-------- DATA LINES
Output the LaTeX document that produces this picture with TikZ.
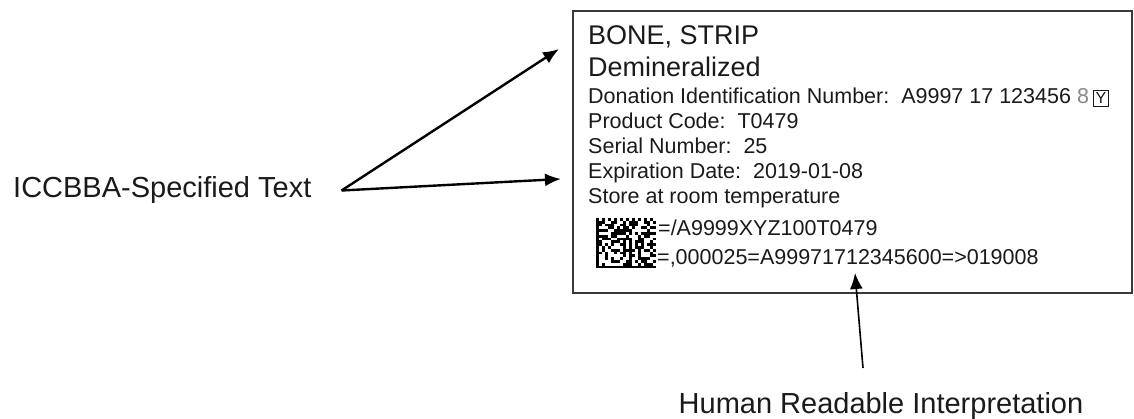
\documentclass[tikz,border=0pt]{standalone}
\usepackage{fontspec}
\setmainfont{Liberation Sans}
\usepackage{xcolor}
\usetikzlibrary{arrows.meta}
\definecolor{label-edge}{HTML}{3A3A3A}
\definecolor{label-ink}{HTML}{1A1A1A}
\definecolor{check-grey}{HTML}{8A8A8A}

\begin{document}
\begin{tikzpicture}[x=1pt, y=-1pt,
    every node/.style={inner sep=0pt, text=label-ink},
    bigtext/.style={font=\fontsize{29}{34}\selectfont},
    titletext/.style={font=\fontsize{27}{32}\selectfont, anchor=base west},
    fieldtext/.style={font=\fontsize{21.5}{25}\selectfont, anchor=base west},
    pointer/.style={-{Latex[length=16pt,width=13pt]}, line width=2.4pt}]
    \useasboundingbox (0,0) rectangle (1134,419);
    % the product label
    \node[draw=label-edge, line width=1.8pt, minimum width=559pt,
          minimum height=282pt] (label) at (852.5,152) {};
    \node[titletext] (bone) at (588,45) {BONE, STRIP};
    \node[titletext] (demin) at (588,77) {Demineralized};
    \node[fieldtext] (din) at (588,104) {Donation Identification Number:\ \ A9997 17 123456
          \textcolor{check-grey}{8}\,{\fboxsep=2pt\fboxrule=1pt\fbox{\fontsize{16}{16}\selectfont Y}}};
    \node[fieldtext] (pcode) at (588,129) {Product Code:\ \ T0479};
    \node[fieldtext] (serial) at (588,154) {Serial Number:\ \ 25};
    \node[fieldtext] (expiry) at (588,179) {Expiration Date:\ \ 2019-01-08};
    \node[fieldtext] (store) at (588,204) {Store at room temperature};
    % 2-D symbol
    \pgfmathsetseed{17}
    \foreach \i in {0,...,19}{
      \foreach \j in {0,...,17}{
        \pgfmathtruncatemacro{\bit}{\i==0 ? 1 : (\j==17 ? 1 : (\j==0 ? (mod(\i,2)==0 ? 1 : 0) : (\i==19 ? (mod(\j,2)==1 ? 1 : 0) : random(0,1))))}
        \ifnum\bit=1
          \fill[black] (596+3*\i,218+2.8*\j) rectangle ++(3.05,2.85);
        \fi
      }
    }
    \node[fieldtext] (bcline1) at (658,236) {=/A9999XYZ100T0479};
    \node[fieldtext] (bcline2) at (657,265) {=,000025=A99971712345600=>019008};
    % callouts
    \node[bigtext, anchor=base west] (icc) at (13,198) {ICCBBA-Specified Text};
    \coordinate (fork) at ([xshift=30pt]icc.east);
    \coordinate (tip-top) at (559,49);
    \coordinate (tip-mid) at (561,179);
    \draw[pointer] (fork) -- (tip-top);
    \draw[pointer] (fork) -- (tip-mid);
    \node[bigtext, anchor=base] (hri) at (881,413) {Human Readable Interpretation};
    \coordinate (hri-tail) at (863,368);
    \coordinate (hri-tip) at (855,273);
    \draw[pointer, line width=1.6pt] (hri-tail) -- (hri-tip);
\end{tikzpicture}
\end{document}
----------------
* [WRITTEN PROBLEM]:
Restate the whole of the material word for word without the pictures.

* [EXPECTED ANSWER]:
Output the LaTeX document that produces this picture with TikZ.
\documentclass[tikz,border=0pt]{standalone}
\usepackage{fontspec}
\setmainfont{Liberation Sans}
\usepackage{xcolor}
\usetikzlibrary{arrows.meta}
\definecolor{label-edge}{HTML}{3A3A3A}
\definecolor{label-ink}{HTML}{1A1A1A}
\definecolor{check-grey}{HTML}{8A8A8A}

\begin{document}
\begin{tikzpicture}[x=1pt, y=-1pt,
    every node/.style={inner sep=0pt, text=label-ink},
    bigtext/.style={font=\fontsize{29}{34}\selectfont},
    titletext/.style={font=\fontsize{27}{32}\selectfont, anchor=base west},
    fieldtext/.style={font=\fontsize{21.5}{25}\selectfont, anchor=base west},
    pointer/.style={-{Latex[length=16pt,width=13pt]}, line width=2.4pt}]
    \useasboundingbox (0,0) rectangle (1134,419);
    % the product label
    \node[draw=label-edge, line width=1.8pt, minimum width=559pt,
          minimum height=282pt] (label) at (852.5,152) {};
    \node[titletext] (bone) at (588,45) {BONE, STRIP};
    \node[titletext] (demin) at (588,77) {Demineralized};
    \node[fieldtext] (din) at (588,104) {Donation Identification Number:\ \ A9997 17 123456
          \textcolor{check-grey}{8}\,{\fboxsep=2pt\fboxrule=1pt\fbox{\fontsize{16}{16}\selectfont Y}}};
    \node[fieldtext] (pcode) at (588,129) {Product Code:\ \ T0479};
    \node[fieldtext] (serial) at (588,154) {Serial Number:\ \ 25};
    \node[fieldtext] (expiry) at (588,179) {Expiration Date:\ \ 2019-01-08};
    \node[fieldtext] (store) at (588,204) {Store at room temperature};
    % 2-D symbol
    \pgfmathsetseed{17}
    \foreach \i in {0,...,19}{
      \foreach \j in {0,...,17}{
        \pgfmathtruncatemacro{\bit}{\i==0 ? 1 : (\j==17 ? 1 : (\j==0 ? (mod(\i,2)==0 ? 1 : 0) : (\i==19 ? (mod(\j,2)==1 ? 1 : 0) : random(0,1))))}
        \ifnum\bit=1
          \fill[black] (596+3*\i,218+2.8*\j) rectangle ++(3.05,2.85);
        \fi
      }
    }
    \node[fieldtext] (bcline1) at (658,236) {=/A9999XYZ100T0479};
    \node[fieldtext] (bcline2) at (657,265) {=,000025=A99971712345600=>019008};
    % callouts
    \node[bigtext, anchor=base west] (icc) at (13,198) {ICCBBA-Specified Text};
    \coordinate (fork) at ([xshift=30pt]icc.east);
    \coordinate (tip-top) at (559,49);
    \coordinate (tip-mid) at (561,179);
    \draw[pointer] (fork) -- (tip-top);
    \draw[pointer] (fork) -- (tip-mid);
    \node[bigtext, anchor=base] (hri) at (881,413) {Human Readable Interpretation};
    \coordinate (hri-tail) at (863,368);
    \coordinate (hri-tip) at (855,273);
    \draw[pointer, line width=1.6pt] (hri-tail) -- (hri-tip);
\end{tikzpicture}
\end{document}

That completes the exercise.